-- ROWS start --
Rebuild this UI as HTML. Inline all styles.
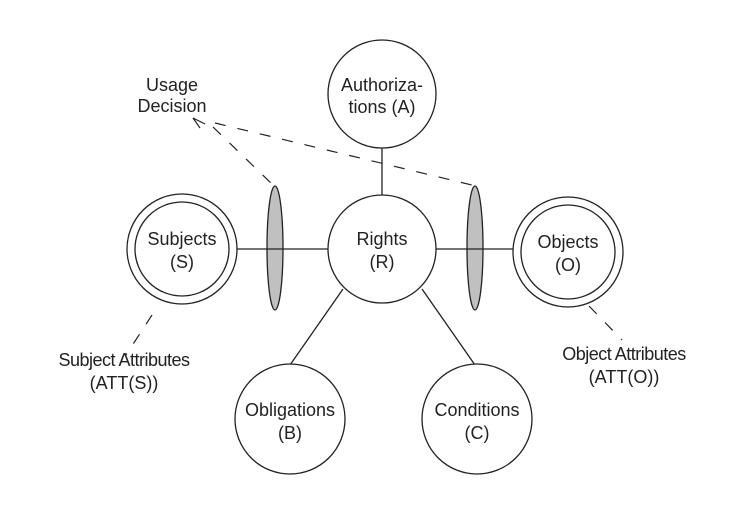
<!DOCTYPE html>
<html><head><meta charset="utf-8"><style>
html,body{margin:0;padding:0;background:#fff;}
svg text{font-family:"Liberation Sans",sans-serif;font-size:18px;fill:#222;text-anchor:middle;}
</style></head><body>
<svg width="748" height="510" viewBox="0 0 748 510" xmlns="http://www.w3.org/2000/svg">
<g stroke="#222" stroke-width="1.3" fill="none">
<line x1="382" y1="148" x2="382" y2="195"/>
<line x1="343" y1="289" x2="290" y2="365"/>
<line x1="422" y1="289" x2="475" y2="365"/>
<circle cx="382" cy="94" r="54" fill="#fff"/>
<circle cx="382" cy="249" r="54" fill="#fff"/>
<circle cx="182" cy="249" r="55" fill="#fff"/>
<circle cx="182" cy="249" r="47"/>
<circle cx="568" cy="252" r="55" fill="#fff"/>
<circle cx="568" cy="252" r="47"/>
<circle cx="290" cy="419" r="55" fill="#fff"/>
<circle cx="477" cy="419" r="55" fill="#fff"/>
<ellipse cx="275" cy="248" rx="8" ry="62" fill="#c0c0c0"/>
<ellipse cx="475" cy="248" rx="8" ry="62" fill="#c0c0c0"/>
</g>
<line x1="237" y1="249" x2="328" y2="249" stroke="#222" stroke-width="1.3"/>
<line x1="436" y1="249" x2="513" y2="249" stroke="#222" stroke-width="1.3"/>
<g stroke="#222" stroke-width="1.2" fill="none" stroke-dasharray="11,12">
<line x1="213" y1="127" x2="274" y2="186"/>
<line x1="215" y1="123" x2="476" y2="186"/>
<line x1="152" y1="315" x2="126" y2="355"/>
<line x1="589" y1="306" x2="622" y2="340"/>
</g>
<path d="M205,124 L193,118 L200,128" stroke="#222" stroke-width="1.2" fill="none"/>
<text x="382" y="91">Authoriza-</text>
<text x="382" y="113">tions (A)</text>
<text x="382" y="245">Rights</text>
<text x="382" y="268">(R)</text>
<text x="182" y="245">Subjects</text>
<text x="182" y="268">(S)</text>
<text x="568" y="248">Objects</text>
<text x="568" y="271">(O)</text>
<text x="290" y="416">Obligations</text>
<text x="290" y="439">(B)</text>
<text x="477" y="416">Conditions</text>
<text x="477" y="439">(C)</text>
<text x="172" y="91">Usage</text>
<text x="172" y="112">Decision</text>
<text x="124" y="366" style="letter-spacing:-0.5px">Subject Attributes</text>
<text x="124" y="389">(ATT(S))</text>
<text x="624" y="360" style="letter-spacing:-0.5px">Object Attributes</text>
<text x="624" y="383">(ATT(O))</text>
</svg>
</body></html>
-- ROWS end --
-- ROWS start --
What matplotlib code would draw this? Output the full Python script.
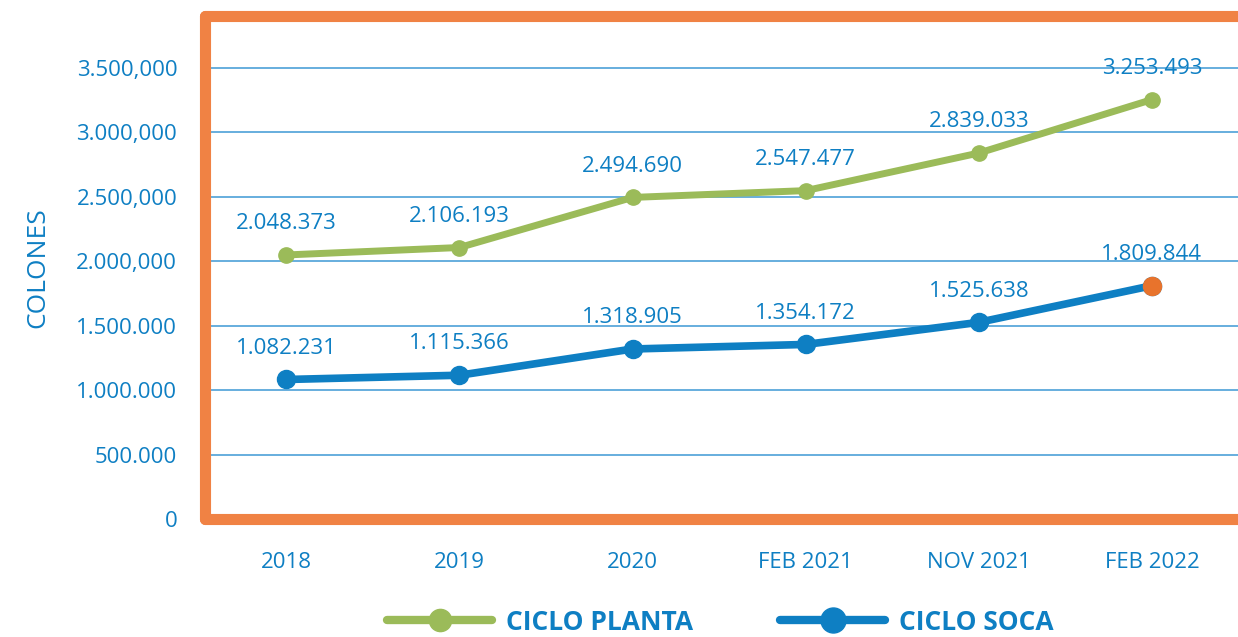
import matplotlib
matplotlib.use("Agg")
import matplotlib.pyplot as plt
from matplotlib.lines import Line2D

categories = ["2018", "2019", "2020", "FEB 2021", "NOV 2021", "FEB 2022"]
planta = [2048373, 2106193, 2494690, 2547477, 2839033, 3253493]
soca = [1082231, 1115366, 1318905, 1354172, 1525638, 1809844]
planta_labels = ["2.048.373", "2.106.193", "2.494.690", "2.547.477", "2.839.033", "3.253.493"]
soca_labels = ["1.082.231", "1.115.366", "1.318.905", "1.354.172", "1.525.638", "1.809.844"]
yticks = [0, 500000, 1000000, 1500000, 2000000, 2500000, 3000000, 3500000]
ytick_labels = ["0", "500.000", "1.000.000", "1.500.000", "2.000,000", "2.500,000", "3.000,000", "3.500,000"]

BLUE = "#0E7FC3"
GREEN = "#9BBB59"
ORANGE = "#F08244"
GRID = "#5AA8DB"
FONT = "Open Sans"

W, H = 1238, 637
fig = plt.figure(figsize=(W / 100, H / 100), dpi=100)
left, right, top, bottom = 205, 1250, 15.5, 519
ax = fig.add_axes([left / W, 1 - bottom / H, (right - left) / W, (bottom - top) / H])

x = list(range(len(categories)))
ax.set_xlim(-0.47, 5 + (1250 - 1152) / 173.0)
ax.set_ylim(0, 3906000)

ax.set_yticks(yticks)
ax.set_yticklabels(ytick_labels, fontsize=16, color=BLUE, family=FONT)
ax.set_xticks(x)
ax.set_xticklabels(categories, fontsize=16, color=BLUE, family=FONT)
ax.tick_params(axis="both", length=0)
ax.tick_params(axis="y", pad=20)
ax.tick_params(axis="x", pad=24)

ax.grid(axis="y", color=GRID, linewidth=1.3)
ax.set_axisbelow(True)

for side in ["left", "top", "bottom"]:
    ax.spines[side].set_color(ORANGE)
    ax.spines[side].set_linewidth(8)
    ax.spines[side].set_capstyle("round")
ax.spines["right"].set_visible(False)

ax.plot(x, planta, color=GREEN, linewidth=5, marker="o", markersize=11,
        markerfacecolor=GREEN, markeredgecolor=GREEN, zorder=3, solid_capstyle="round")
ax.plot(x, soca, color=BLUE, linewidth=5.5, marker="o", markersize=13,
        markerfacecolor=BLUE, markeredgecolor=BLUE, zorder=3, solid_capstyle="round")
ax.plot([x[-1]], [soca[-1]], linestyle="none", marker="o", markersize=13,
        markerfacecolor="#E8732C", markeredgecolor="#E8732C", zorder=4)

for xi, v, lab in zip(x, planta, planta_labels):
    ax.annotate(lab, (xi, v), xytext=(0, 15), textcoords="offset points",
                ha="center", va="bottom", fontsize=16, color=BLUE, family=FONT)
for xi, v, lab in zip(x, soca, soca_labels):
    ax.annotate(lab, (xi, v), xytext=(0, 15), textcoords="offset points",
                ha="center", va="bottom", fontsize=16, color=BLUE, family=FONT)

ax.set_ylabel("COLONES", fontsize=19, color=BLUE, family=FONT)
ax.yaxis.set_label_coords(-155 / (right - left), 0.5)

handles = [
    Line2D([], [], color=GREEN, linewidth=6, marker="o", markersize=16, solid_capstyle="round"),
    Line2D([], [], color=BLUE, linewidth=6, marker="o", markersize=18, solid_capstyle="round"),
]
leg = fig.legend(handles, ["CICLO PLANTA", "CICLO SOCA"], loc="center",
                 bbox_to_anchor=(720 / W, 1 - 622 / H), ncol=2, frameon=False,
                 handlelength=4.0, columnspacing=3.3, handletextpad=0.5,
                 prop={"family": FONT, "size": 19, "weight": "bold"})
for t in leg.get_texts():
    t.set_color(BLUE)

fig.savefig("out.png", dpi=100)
-- ROWS end --
- SHORT TASK -
Where a line holds "this", copy that line.

- EXERCISE RESPONSE -
Rebuild this UI as HTML. Inline all styles.
What matplotlib code would draw this? Output the full Python script.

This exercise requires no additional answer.